• [Job] Lines containing the word "this" are the ones to copy from the records below.

Charts and diagrams as code
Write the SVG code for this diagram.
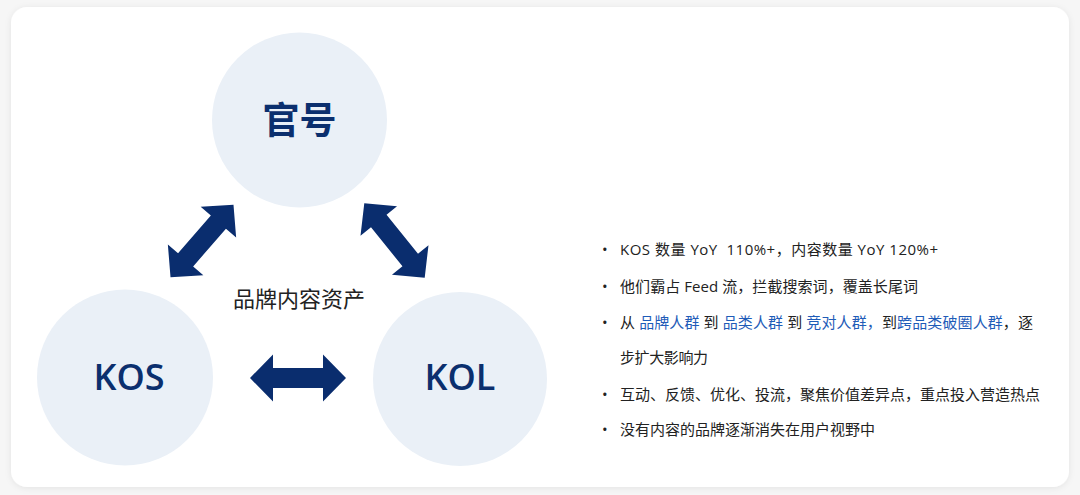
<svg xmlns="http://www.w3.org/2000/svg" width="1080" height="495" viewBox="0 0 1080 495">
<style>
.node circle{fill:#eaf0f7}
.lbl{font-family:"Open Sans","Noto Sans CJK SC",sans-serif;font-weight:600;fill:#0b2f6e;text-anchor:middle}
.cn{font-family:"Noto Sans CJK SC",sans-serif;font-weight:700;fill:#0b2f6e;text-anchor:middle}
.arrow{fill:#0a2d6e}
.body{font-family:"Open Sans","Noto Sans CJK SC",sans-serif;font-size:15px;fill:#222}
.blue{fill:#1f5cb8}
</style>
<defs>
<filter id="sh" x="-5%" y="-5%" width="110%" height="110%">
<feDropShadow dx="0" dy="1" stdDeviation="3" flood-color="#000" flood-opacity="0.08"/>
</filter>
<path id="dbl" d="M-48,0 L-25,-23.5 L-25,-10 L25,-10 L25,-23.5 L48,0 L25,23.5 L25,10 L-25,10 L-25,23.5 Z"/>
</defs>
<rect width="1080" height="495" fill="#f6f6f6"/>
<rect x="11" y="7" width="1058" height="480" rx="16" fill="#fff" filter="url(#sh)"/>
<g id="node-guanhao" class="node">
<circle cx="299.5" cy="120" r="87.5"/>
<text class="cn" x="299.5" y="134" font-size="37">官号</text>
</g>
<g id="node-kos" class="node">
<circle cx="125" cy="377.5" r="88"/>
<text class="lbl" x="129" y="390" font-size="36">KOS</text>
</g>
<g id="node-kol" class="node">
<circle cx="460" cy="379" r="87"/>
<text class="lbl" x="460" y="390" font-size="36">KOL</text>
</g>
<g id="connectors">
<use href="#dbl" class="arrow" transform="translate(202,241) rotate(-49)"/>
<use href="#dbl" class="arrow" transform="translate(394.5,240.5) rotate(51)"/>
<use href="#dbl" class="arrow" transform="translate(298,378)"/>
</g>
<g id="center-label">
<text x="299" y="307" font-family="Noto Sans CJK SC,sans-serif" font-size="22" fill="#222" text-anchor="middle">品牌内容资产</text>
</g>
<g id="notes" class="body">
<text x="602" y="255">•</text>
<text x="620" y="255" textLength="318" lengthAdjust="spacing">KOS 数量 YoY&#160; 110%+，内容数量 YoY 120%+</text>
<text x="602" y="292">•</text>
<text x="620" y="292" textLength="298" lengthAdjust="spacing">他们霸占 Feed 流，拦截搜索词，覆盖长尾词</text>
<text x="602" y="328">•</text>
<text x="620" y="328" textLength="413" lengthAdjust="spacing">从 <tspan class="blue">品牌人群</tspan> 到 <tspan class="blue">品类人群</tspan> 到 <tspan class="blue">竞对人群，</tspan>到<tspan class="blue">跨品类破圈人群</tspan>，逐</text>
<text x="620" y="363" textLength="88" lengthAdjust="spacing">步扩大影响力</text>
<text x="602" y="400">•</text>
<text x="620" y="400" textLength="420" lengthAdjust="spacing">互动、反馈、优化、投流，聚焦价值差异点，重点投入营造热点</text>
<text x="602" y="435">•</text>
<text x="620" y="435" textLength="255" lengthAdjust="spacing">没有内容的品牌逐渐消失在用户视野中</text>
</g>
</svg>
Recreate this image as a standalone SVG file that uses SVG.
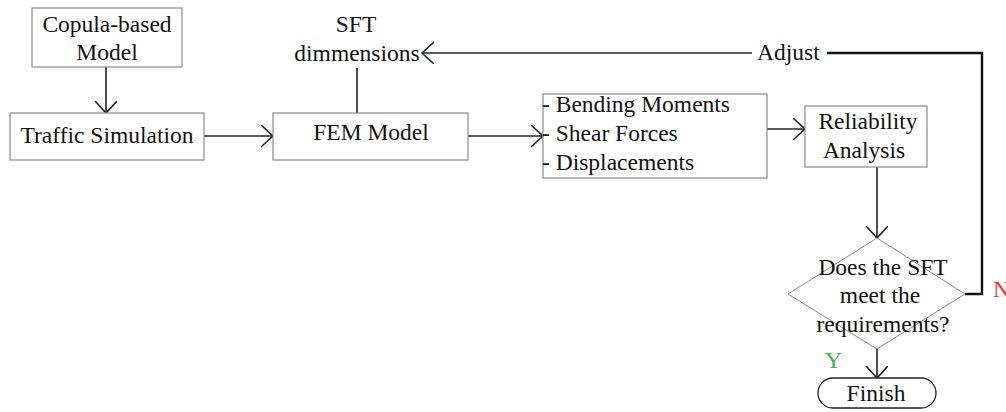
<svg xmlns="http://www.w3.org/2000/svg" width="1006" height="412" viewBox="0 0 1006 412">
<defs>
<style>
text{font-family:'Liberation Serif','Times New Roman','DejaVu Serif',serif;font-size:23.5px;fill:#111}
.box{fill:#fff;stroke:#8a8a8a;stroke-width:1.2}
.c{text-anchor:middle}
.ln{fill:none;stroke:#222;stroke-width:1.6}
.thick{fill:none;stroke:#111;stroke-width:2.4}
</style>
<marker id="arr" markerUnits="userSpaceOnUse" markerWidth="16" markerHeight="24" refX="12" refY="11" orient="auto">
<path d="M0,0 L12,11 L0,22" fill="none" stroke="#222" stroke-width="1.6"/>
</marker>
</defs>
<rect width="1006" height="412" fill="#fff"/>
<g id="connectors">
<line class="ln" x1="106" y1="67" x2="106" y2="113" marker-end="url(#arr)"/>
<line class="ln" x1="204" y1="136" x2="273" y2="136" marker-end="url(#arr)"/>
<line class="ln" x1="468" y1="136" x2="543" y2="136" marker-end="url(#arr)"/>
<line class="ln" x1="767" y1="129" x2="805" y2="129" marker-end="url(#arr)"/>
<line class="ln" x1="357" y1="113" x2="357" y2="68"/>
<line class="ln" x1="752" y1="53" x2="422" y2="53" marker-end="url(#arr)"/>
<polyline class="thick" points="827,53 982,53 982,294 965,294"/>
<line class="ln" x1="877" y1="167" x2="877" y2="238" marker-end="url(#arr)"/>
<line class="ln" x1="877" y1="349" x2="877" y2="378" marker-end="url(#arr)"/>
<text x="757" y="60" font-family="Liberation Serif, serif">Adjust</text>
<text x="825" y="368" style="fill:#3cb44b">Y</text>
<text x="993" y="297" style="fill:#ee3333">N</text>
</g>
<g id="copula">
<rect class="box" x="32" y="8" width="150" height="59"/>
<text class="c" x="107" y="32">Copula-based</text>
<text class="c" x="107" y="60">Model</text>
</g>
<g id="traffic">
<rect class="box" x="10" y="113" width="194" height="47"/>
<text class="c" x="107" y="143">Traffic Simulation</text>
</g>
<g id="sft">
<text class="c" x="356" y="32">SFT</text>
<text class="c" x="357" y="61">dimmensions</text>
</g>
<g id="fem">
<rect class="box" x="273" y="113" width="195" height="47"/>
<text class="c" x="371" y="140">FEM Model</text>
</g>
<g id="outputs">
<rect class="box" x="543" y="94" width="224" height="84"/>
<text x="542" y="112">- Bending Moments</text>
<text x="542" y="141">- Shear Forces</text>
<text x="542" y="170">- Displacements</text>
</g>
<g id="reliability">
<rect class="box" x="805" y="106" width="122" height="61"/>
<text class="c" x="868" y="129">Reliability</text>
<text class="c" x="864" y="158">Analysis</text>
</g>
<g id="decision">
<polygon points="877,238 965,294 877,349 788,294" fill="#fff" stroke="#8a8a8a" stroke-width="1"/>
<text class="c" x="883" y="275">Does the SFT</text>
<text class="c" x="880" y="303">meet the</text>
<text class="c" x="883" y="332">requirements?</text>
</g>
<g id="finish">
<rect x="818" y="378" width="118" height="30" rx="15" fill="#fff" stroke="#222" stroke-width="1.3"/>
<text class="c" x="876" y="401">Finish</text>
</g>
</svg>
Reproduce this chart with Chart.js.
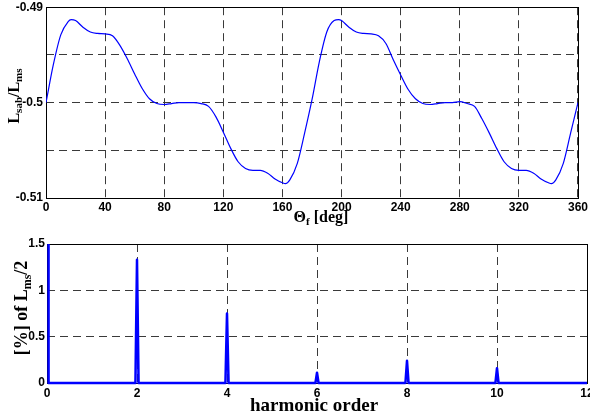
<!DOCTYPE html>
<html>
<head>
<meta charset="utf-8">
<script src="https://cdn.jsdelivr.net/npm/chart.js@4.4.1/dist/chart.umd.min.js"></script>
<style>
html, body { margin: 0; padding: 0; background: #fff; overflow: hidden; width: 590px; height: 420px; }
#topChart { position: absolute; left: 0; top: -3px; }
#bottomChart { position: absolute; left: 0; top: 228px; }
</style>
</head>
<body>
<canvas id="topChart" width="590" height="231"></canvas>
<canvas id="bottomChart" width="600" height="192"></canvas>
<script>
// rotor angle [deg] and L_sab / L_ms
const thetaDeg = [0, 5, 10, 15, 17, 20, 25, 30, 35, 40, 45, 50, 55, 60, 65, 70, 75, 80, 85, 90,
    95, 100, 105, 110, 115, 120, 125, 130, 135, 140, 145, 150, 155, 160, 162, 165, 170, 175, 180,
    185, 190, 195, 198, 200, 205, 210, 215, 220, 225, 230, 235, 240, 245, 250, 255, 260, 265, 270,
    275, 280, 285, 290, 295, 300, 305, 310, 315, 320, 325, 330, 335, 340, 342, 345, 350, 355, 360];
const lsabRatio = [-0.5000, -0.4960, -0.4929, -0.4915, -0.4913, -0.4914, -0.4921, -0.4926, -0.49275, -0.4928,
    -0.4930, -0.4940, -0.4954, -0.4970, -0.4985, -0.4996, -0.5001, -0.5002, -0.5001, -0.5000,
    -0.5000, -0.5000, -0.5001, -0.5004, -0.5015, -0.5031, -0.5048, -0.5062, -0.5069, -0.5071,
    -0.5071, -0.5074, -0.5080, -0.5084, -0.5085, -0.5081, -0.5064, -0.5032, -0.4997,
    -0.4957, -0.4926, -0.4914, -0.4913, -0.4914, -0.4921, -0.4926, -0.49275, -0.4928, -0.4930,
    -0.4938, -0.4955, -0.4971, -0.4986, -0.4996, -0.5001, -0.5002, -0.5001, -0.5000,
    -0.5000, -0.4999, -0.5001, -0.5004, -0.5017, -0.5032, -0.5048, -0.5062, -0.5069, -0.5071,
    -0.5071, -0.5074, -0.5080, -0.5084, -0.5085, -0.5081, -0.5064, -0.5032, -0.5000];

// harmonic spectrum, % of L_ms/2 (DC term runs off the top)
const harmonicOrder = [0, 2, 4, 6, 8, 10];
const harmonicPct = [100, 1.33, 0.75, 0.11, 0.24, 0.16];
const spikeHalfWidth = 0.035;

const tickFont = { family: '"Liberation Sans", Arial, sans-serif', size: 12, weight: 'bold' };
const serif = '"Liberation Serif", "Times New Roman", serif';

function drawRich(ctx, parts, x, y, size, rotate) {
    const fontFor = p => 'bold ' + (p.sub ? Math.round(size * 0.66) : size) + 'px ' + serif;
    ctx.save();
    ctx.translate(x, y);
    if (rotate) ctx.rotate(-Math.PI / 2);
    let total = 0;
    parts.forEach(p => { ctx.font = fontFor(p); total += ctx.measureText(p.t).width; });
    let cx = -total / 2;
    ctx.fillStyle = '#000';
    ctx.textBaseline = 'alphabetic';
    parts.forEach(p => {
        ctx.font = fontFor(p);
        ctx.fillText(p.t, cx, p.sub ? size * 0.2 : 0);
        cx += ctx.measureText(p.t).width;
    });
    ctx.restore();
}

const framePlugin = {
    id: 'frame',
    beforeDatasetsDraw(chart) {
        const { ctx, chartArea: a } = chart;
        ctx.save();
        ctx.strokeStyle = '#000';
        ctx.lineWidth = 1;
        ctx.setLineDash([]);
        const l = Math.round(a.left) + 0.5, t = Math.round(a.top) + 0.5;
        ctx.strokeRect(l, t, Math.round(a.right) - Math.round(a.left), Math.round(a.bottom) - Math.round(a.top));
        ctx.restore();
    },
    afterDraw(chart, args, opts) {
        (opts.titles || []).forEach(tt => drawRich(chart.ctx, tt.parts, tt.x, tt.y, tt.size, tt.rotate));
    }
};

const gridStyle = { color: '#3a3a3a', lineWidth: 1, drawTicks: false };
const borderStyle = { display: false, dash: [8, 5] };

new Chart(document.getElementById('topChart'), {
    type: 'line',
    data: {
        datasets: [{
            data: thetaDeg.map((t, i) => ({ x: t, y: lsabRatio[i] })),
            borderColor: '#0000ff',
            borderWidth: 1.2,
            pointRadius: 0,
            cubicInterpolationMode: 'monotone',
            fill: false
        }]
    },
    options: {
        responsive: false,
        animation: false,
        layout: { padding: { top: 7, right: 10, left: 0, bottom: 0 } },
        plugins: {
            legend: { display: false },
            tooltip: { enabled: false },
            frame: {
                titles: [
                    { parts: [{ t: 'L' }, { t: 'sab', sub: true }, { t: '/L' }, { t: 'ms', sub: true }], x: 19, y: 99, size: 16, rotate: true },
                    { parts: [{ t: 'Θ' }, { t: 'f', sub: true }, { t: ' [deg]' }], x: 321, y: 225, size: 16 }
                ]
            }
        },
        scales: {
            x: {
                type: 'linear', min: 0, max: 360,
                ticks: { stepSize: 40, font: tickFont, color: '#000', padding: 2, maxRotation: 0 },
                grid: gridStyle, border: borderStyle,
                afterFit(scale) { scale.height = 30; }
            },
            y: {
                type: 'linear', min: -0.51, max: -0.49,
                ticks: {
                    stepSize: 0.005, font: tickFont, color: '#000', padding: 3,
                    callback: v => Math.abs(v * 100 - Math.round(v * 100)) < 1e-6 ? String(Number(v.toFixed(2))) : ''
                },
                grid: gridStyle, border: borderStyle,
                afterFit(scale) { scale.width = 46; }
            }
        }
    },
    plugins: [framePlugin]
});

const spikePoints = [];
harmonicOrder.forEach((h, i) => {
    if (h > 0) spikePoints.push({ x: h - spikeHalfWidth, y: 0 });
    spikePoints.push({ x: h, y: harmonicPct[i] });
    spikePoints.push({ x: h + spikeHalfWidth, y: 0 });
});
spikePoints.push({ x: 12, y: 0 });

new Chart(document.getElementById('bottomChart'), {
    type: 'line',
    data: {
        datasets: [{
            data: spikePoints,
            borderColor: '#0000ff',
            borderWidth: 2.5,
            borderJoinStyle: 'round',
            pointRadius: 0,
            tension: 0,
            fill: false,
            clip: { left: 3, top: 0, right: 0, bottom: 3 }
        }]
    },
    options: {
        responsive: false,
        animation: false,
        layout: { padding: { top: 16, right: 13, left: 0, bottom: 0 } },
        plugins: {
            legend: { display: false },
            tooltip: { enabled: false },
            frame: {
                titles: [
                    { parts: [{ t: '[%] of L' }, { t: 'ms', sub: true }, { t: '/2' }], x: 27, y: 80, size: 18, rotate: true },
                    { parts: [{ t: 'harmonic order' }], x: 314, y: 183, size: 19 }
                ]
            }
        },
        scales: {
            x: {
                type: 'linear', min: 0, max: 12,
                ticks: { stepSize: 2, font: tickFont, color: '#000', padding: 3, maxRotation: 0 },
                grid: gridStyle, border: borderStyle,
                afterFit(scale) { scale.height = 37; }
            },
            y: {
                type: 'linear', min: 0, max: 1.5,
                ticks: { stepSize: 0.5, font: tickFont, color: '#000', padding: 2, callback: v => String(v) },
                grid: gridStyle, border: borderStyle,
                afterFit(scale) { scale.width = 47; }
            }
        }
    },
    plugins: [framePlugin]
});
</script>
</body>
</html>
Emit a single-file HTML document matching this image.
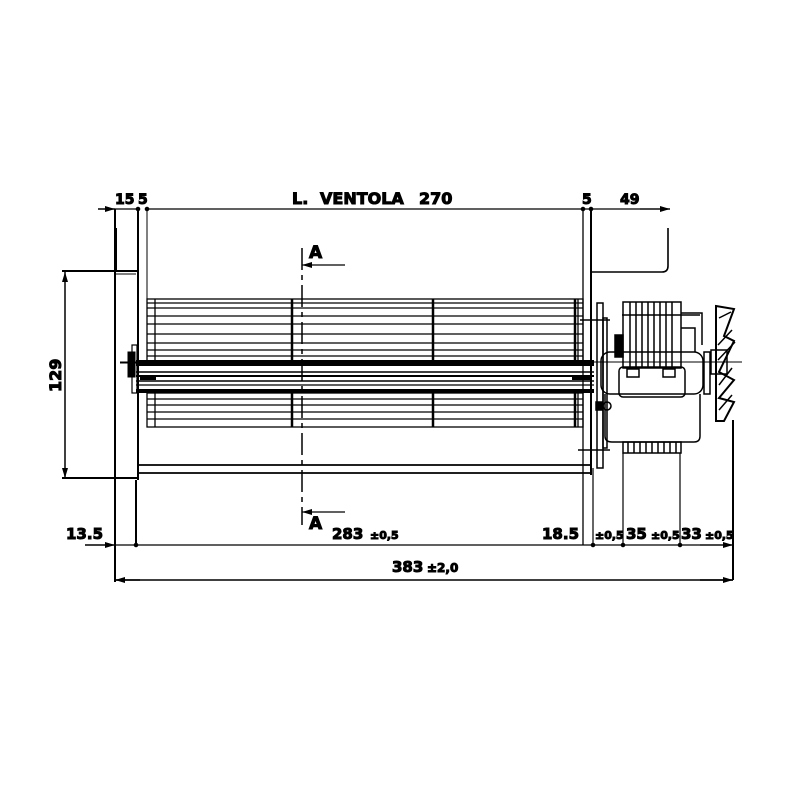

• [Solution]
Write the SVG code for this diagram.
Recreate this image as a standalone SVG file that uses SVG.
Reproduce this chart with Chart.js.
Emit a single-file HTML document matching this image.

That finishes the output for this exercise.